While Mr. James never received paperwork with an exact timeline for an earlier release date, he tells 10 On Your Side that after talking with counselors, he expected about seven years to come off his sentence.

“It was joyous,” his wife said. “It was like, let’s start looking at house plans again. The motivation has been keeping him strong, keeping him inspired,” she said.

But then in June, the law was changed after Governor Youngkin introduced a budget line item. It made it so inmates with both violent and nonviolent offenses no longer qualified to earn time off their sentence.

It was because many of the people who could have been released were identified by the department of corrections as being at a high risk of recidivism, a spokesperson for Governor Youngkin tells 10 On Your Side.

“Everyone knows the original bill was not meant to accelerate the release of folks who had committed violent crimes. So the bill had an error in the way it was written, versus what was intended, and what my amendment did was correct the error,” said Governor Youngkin.

But for Mr. James, who says he has been working towards an associates degree and participating in rehabilitation programs, the change was a gut punch.

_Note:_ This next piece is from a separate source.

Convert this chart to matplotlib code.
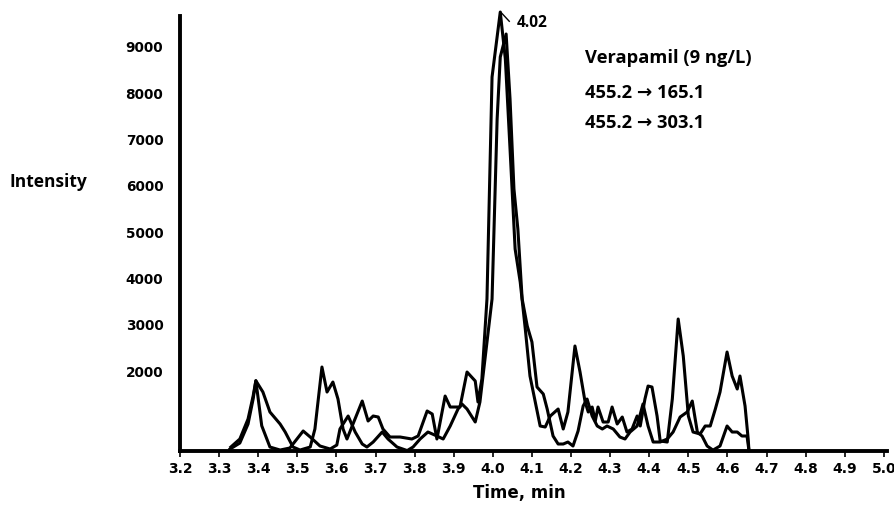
import matplotlib.pyplot as plt

# MRM traces for verapamil, two transitions (time in min, intensity in counts)
t_165 = [3.330, 3.353, 3.374, 3.387, 3.394, 3.412, 3.430, 3.456, 3.469, 3.489,
         3.507, 3.533, 3.545, 3.563, 3.576, 3.591, 3.604, 3.617, 3.627, 3.666,
         3.681, 3.694, 3.707, 3.719, 3.737, 3.763, 3.793, 3.809, 3.832, 3.845,
         3.857, 3.878, 3.891, 3.916, 3.934, 3.955, 3.962, 3.972, 3.985, 3.998,
         4.019, 4.032, 4.044, 4.057, 4.070, 4.083, 4.095, 4.121, 4.134, 4.147,
         4.167, 4.180, 4.192, 4.210, 4.223, 4.236, 4.244, 4.254, 4.262, 4.269,
         4.282, 4.295, 4.305, 4.318, 4.331, 4.343, 4.356, 4.369, 4.377, 4.389,
         4.397, 4.407, 4.420, 4.428, 4.446, 4.459, 4.474, 4.487, 4.500, 4.512,
         4.530, 4.543, 4.556, 4.569, 4.581, 4.599, 4.612, 4.625, 4.632, 4.645,
         4.653, 4.655]
i_165 = [337, 510, 942, 1438, 1769, 1525, 1093, 834, 661, 337,
         272, 337, 726, 2065, 1525, 1741, 1374, 726, 510, 1330,
         899, 1007, 985, 726, 553, 553, 510, 575, 1115, 1050,
         510, 1438, 1201, 1201, 1957, 1763, 1309, 1806, 3534, 8329,
         9733, 8718, 6774, 4614, 3901, 2886, 1871, 791, 769, 1007,
         1158, 726, 1093, 2519, 1957, 1309, 1093, 1201, 899, 1201,
         877, 877, 1201, 834, 985, 661, 726, 1007, 791, 1374,
         1654, 1633, 1007, 467, 445, 1374, 3102, 2303, 1007, 661,
         618, 791, 791, 1158, 1525, 2389, 1871, 1590, 1871, 1223,
         510, 260]

t_303 = [3.328, 3.353, 3.374, 3.387, 3.394, 3.409, 3.430, 3.456, 3.481, 3.499,
         3.515, 3.533, 3.558, 3.584, 3.601, 3.609, 3.630, 3.648, 3.666, 3.678,
         3.694, 3.717, 3.732, 3.755, 3.781, 3.796, 3.814, 3.834, 3.857, 3.873,
         3.891, 3.911, 3.921, 3.934, 3.955, 3.967, 3.998, 4.011, 4.019, 4.034,
         4.044, 4.054, 4.064, 4.075, 4.088, 4.100, 4.113, 4.129, 4.139, 4.154,
         4.167, 4.180, 4.192, 4.205, 4.218, 4.231, 4.241, 4.254, 4.267, 4.280,
         4.292, 4.308, 4.325, 4.338, 4.351, 4.369, 4.384, 4.397, 4.410, 4.428,
         4.446, 4.461, 4.479, 4.497, 4.510, 4.523, 4.535, 4.548, 4.563, 4.581,
         4.599, 4.612, 4.625, 4.637, 4.650, 4.655]
i_303 = [294, 423, 834, 1374, 1769, 797, 337, 272, 316, 510,
         683, 553, 359, 294, 380, 726, 1007, 661, 402, 337,
         445, 661, 510, 337, 260, 337, 510, 661, 575, 510,
         791, 1158, 1266, 1158, 877, 1309, 3534, 7422, 8761, 9258,
         7854, 5910, 5046, 3534, 2951, 2605, 1633, 1482, 1158, 575,
         402, 402, 445, 359, 683, 1223, 1374, 1007, 791, 726,
         791, 726, 553, 510, 661, 791, 1266, 791, 445, 445,
         510, 661, 985, 1093, 1330, 661, 575, 359, 270, 359,
         791, 661, 661, 575, 575, 260]

x_ticks = [3.2, 3.3, 3.4, 3.5, 3.6, 3.7, 3.8, 3.9, 4.0, 4.1, 4.2, 4.3,
           4.4, 4.5, 4.6, 4.7, 4.8, 4.9, 5.0]
y_ticks = [2000, 3000, 4000, 5000, 6000, 7000, 8000, 9000]

peak_time = 4.02
peak_height = 9733

fig = plt.figure(figsize=(8.95, 5.06), dpi=100)
ax = fig.add_axes([180 / 895, 54 / 506, 707 / 895, 435 / 506])

ax.plot(t_165, i_165, color='black', linewidth=2.2, clip_on=False)
ax.plot(t_303, i_303, color='black', linewidth=2.2, clip_on=False)

ax.set_xlim(3.2, 5.008)
ax.set_ylim(251, 9647)

for side in ['top', 'right']:
    ax.spines[side].set_visible(False)
for side in ['left', 'bottom']:
    ax.spines[side].set_linewidth(2.8)

ax.set_xticks(x_ticks)
ax.set_xticklabels([f'{v:.1f}' for v in x_ticks])
ax.set_yticks(y_ticks)
ax.set_yticklabels([str(v) for v in y_ticks])
ax.tick_params(axis='x', length=4, width=1.2, pad=3, labelsize=10)
ax.tick_params(axis='y', length=0, pad=12, labelsize=9.8)
for lab in ax.get_xticklabels() + ax.get_yticklabels():
    lab.set_fontweight('bold')
    lab.set_family('DejaVu Sans')

ax.set_xlabel('Time, min', fontsize=12, fontweight='bold',
              family='DejaVu Sans')
ax.xaxis.set_label_coords((519 - 180) / 707, -0.074)

calibri_like = ['Open Sans', 'DejaVu Sans']
fig.text(10 / 895, 1 - 182 / 506, 'Intensity', fontsize=12.5,
         fontweight='bold', family=calibri_like, va='center')

# retention time label on the apex
ax.plot([peak_time, peak_time + 0.022], [peak_height, peak_height - 200],
        color='black', linewidth=1.0, clip_on=False)
ax.text(4.062, 9517, '4.02', fontsize=11.2, fontweight='bold',
        family=calibri_like, va='center')

txt_kw = dict(fontsize=13.2, fontweight='bold',
              family=calibri_like, va='center', ha='left')
ax.text(4.236, 8761, 'Verapamil (9 ng/L)', **txt_kw)
ax.text(4.236, 8005, '455.2 → 165.1', **txt_kw)
ax.text(4.236, 7357, '455.2 → 303.1', **txt_kw)

fig.savefig('out.png', dpi=100)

“I just need them to have compassion and give me the opportunity to show that I am the man that I say I am today,” he said.

10 On Your Side reviewed transcripts from police interviews immediately following Mr. James arrest. He told officers then that he was suicidal when he brought his BB gun into those banks – a position he maintains today. 

“I was doing it hoping to be gunned down,” he said.

Mr. James says he’s grown into a different person over the last two decades. He feels he came so close to having a chance to prove that, before the governor’s line item. 

“Even if they left me with two or three years, knowing that I’m going home in two or three years, that would take a lot of pressure off,” he said.

The first thing James says he wants to do when he does get out – whenever that might be – is to return to Mount Trashmore.

“I can’t wait to actually really climb that hill and get to the top and throw my hands in the air, and thank God for allowing me to actually climb this mountain.”

The Department of Corrections says since the changed law went into effect last month, more than 2600 inmates have been put in the pipeline to be released early. 

The DOC says they are working on finalizing the sentence calculations for those impacted.